Ufficialmente la mia storia di paziente è cominciata da poco, quando all’età di 34 anni ho ricevuto la diagnosi di rettocolite ulcerosa in fase moderata con displasia bassa. Non era la prima volta che sentivo parlare di questa malattia. Solo che avevo fatto finta di niente, o quasi. Quando erano arrivati i primi sintomi, infatti – circa sette anni fa – avevo preferito non dar loro troppo peso. Già era stato difficile fare i conti con una colonscopia: l'avevo sofferta tantissimo, era stata un'esperienza traumatica per me.

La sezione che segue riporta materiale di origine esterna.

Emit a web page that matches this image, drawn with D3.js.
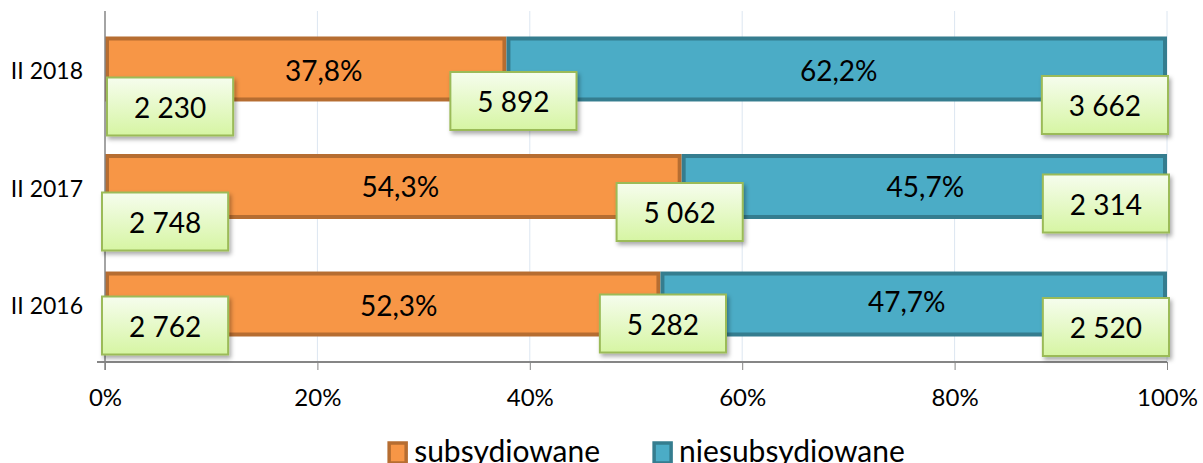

Me l'aveva suggerita un chirurgo cui mi ero rivolta, più che altro per scrupolo: facevo sangue quando andavo in
bagno e credevo fossero solo emorroidi. Invece proprio dopo quell’esame ho sentito parlare per la prima volta di “sospetta rettocolite ulcerosa”.
Sembra assurdo a ripensarci, ma è stato così: semplicemente rifiutavo l'idea di non essere come gli altri, di aver problemi anche solo per andare al ristorante.
Poi però mi sono aggravata e sono stata malissimo. E dunque è arrivato il momento di fare i conti con quello che per anni avevo ignorato. La diagnosi stavolta è stata certa, quel “sospetta” è scomparso, così come sono scomparsi negli anni alcuni amici e fidanzati: non è facile stare vicino a chi ha una malattia come questa. Se non mangi tutto quello che ti offrono, se dici di aver dolore, pensano piuttosto che tu sia una ragazza viziata.
In effetti, per certi versi la malattia è quasi invisibile agli altri, e chi non la vede non può capire, né starti accanto. Non mia madre però, che mi ha vista davvero e mi ha sempre sostenuta. E oggi, dopo aver lungo ignorato la malattia, anche io non fingo più e soprattutto non mi nascondo più. Non mi devo vergognare se ho mal di pancia, se non riesco a mangiare. Così, oltre a evitare quello che so che mi potrebbe far star male, conduco una vita sana fatta di lunghe passeggiate e zero fumo e alcol. Insomma, non ho rinunciato a nulla. Convivo con questa “bestiolina”, è vero, ma non mi sento diversa dagli altri. Forse aver fatto pace con una diagnosi difficile fa bene anche alla mia malattia. Ma trovo ancora assurdo giustificarmi quando mi chiedono, ogni volta, perché non bevo caffè.